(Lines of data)
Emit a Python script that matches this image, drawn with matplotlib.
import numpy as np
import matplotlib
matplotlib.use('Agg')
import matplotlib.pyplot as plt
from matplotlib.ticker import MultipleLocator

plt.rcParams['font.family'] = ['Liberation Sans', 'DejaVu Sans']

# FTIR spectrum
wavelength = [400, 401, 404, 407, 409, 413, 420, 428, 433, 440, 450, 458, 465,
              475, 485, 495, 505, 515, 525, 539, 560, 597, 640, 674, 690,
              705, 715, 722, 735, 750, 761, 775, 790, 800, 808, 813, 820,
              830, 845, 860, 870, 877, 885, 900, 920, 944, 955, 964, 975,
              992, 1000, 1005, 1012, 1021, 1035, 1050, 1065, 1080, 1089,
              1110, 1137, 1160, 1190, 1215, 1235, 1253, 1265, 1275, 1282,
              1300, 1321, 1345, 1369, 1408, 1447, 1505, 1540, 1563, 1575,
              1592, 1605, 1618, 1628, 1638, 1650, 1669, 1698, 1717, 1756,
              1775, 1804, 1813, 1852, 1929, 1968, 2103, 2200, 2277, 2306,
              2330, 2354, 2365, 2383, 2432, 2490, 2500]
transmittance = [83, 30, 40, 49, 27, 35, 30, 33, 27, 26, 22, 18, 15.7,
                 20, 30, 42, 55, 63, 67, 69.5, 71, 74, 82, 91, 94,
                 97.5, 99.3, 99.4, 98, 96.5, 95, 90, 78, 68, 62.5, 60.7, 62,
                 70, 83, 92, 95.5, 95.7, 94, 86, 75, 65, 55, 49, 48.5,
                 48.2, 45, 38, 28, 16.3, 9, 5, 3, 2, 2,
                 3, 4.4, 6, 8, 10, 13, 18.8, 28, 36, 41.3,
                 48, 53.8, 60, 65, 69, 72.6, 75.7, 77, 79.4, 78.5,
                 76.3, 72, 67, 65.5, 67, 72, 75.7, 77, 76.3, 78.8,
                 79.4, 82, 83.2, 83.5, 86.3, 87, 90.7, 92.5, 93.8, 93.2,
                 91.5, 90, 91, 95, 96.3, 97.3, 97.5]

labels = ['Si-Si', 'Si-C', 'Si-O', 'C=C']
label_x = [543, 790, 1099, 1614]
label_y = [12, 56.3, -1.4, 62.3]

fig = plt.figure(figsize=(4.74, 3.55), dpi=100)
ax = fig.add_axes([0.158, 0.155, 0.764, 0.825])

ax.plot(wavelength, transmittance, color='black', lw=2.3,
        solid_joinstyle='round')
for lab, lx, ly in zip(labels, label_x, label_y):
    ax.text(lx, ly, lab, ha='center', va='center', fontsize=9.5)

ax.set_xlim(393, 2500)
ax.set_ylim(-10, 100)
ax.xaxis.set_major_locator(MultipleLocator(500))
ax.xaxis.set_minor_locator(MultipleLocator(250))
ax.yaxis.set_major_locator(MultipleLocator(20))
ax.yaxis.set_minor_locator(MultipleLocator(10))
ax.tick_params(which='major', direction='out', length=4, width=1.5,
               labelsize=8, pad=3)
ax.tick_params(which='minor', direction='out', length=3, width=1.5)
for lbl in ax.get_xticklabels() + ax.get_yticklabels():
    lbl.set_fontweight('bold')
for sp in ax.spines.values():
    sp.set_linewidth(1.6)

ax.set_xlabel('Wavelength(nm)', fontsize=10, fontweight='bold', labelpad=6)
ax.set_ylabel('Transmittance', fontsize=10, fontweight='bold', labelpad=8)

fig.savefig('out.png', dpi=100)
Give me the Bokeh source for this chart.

## PROBLEM DETAILS
Among the lines of the material, find those that hold the word "this" and copy them.

## FINAL ANSWER
Emit a Python script that matches this image, drawn with matplotlib.
Give me the Bokeh source for this chart.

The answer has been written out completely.